Thanks. Do you find it’s almost always a case of them sending an open email/letter for you to explain yourself or do they ever just issue a fine within that first letter?
when you talk here about a 'fine' I wonder if you are confusing this with the sum of money seen on warning posters at stations about Penalty Fares (£100 or £50 if paid promptly) - if that is the case that is not what will happen to you now. Such Penalty fares have to be issued on the spot - and more to the point they are not designed for cases of suspected deliberate evasion like short faring - which is why you should not expect that to happen to you know. You have no doubt been suspected of deliberate evasion and the outcome of that is an investigation that can go down 2 route - prosecution in court for fare evasion (if found guilty that results in a court fine (the punishment set by the court for the offence), costs etc and a criminal record)
or an out of court settlement if they agree to that instead of prosecuting you.
The good news is that as explained above, if you follow advice on here it is very likely you can achieve an out of court settlement. You can see many other thread on the forum involving the same railway company as you so have a browse through them to see how things can play out.
The key to this is persuading the railway that you have learned your lesson, won't do this ever again, and understand why what you did was wrong, and the seriousness of it.

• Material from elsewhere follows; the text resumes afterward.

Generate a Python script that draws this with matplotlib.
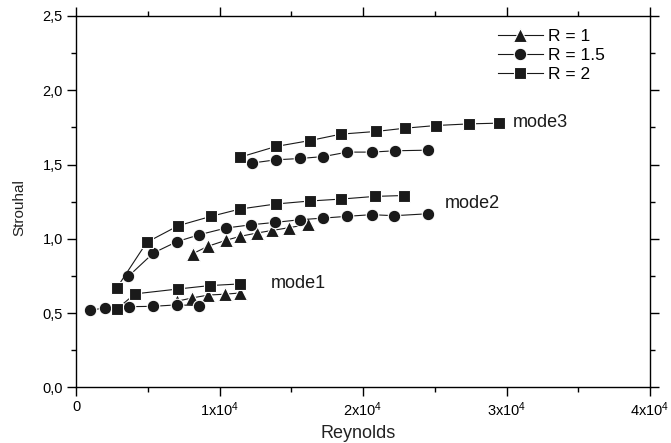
import matplotlib
matplotlib.use("Agg")
import matplotlib.pyplot as pyplot
import matplotlib.ticker as ticker


pyplot.rcParams["font.family"] = ["Liberation Sans", "DejaVu Sans"]
pyplot.rcParams["mathtext.fontset"] = "custom"
pyplot.rcParams["mathtext.rm"] = "Liberation Sans"

# R = 1 (triangles)
reR1Mode1 = [7020, 8110, 9220, 10400, 11430]
stR1Mode1 = [0.580, 0.603, 0.622, 0.628, 0.636]
reR1Mode2 = [8130, 9180, 10430, 11430, 12640, 13680, 14820, 16190]
stR1Mode2 = [0.900, 0.950, 0.990, 1.017, 1.040, 1.057, 1.075, 1.098]

# R = 1.5 (circles)
reR15Mode1 = [980, 2020, 3670, 5350, 7020, 8570]
stR15Mode1 = [0.519, 0.536, 0.544, 0.546, 0.556, 0.551]
reR15Mode2 = [3650, 5390, 7020, 8590, 10450, 12200, 13870, 15610,
              17240, 18910, 20600, 22180, 24510]
stR15Mode2 = [0.748, 0.905, 0.981, 1.028, 1.073, 1.095, 1.111, 1.129,
              1.140, 1.152, 1.163, 1.156, 1.169]
reR15Mode3 = [12240, 13910, 15610, 17240, 18910, 20610, 22230, 24510]
stR15Mode3 = [1.510, 1.532, 1.541, 1.554, 1.584, 1.584, 1.593, 1.597]

# R = 2 (squares)
reR2Mode1 = [2840, 4110, 7130, 9340, 11430]
stR2Mode1 = [0.528, 0.630, 0.663, 0.686, 0.697]
reR2Mode2 = [2840, 4930, 7130, 9380, 11430, 13940, 16310, 18470, 20840, 22880]
stR2Mode2 = [0.670, 0.977, 1.089, 1.151, 1.201, 1.235, 1.255, 1.268, 1.286, 1.292]
reR2Mode3 = [11430, 13940, 16310, 18470, 20910, 22930, 25090, 27410, 29500]
stR2Mode3 = [1.550, 1.622, 1.662, 1.705, 1.723, 1.745, 1.763, 1.774, 1.779]

seriesLabels = ["R = 1", "R = 1.5", "R = 2"]
seriesMarkers = ["^", "o", "s"]
seriesData = [
    [(reR1Mode1, stR1Mode1), (reR1Mode2, stR1Mode2)],
    [(reR15Mode1, stR15Mode1), (reR15Mode2, stR15Mode2), (reR15Mode3, stR15Mode3)],
    [(reR2Mode1, stR2Mode1), (reR2Mode2, stR2Mode2), (reR2Mode3, stR2Mode3)],
]

modeNames = ["mode1", "mode2", "mode3"]
modeRe = [13600, 25700, 30430]
modeSt = [0.670, 1.208, 1.756]

xTicks = [0, 10000, 20000, 30000, 40000]
xTickLabels = ["0"] + [r"$\mathregular{%dx10^{4}}$" % k for k in range(1, 5)]

markColor = "#1a1a1a"

figure = pyplot.figure(figsize=(6.71, 4.43), dpi=100)
axes = figure.add_axes([0.1133, 0.1253, 0.8554, 0.8386])

for label, marker, segments in zip(seriesLabels, seriesMarkers, seriesData):
    size = 9.5 if marker == "^" else 9.0
    for index, (re, st) in enumerate(segments):
        axes.plot(
            re, st,
            color=markColor,
            linewidth=0.8,
            marker=marker,
            markersize=size,
            markerfacecolor=markColor,
            markeredgecolor="white",
            markeredgewidth=0.8,
            label=label if index == 0 else None
        )

for name, re, st in zip(modeNames, modeRe, modeSt):
    axes.text(re, st, name, fontsize=13, ha="left", va="baseline", color="#1a1a1a")

axes.set_xlim(0, 40000)
axes.set_ylim(0.0, 2.5)

axes.set_xticks(xTicks)
axes.set_xticklabels(xTickLabels)
axes.xaxis.set_minor_locator(ticker.MultipleLocator(5000))
axes.yaxis.set_major_locator(ticker.MultipleLocator(0.5))
axes.yaxis.set_minor_locator(ticker.MultipleLocator(0.25))
axes.yaxis.set_major_formatter(
    ticker.FuncFormatter(lambda v, pos: ("%.1f" % v).replace(".", ","))
)

axes.tick_params(which="both", direction="out", top=True, right=True,
                 width=1.0, color="black")
axes.tick_params(which="major", length=6.5, labelsize=10.5)
axes.tick_params(which="minor", length=3.5)
axes.tick_params(axis="x", which="major", pad=2.5)
axes.tick_params(axis="y", which="major", pad=3.0)

for spine in axes.spines.values():
    spine.set_linewidth(1.0)
    spine.set_color("black")

axes.set_xlabel("Reynolds", fontsize=13, color="#222222")
axes.set_ylabel("Strouhal", fontsize=11, color="#222222")
axes.xaxis.set_label_coords(0.491, -0.1225, transform=axes.transAxes)
axes.xaxis.label.set_verticalalignment("center")
axes.yaxis.set_label_coords(-0.099, 0.483, transform=axes.transAxes)
axes.yaxis.label.set_verticalalignment("center")

axes.legend(
    loc="upper left",
    bbox_to_anchor=(0.7347, 0.966),
    frameon=False,
    fontsize=12.5,
    handlelength=2.6,
    handletextpad=0.3,
    labelspacing=0.22,
    borderpad=0.0,
    borderaxespad=0.0,
)

figure.savefig("out.png", dpi=100)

If there is something that you can do to show that you have changed your ways then that is something you can do now and mention in your favour (eg buy a season ticket / flexi season ticket) in due course, tho if such a ticket does not work in your favour financially then I don't think you need to buy one - but you do need to buy the correct tickets from now on of course.
Help here will allow you to resolve this in the 'least worst' way I think.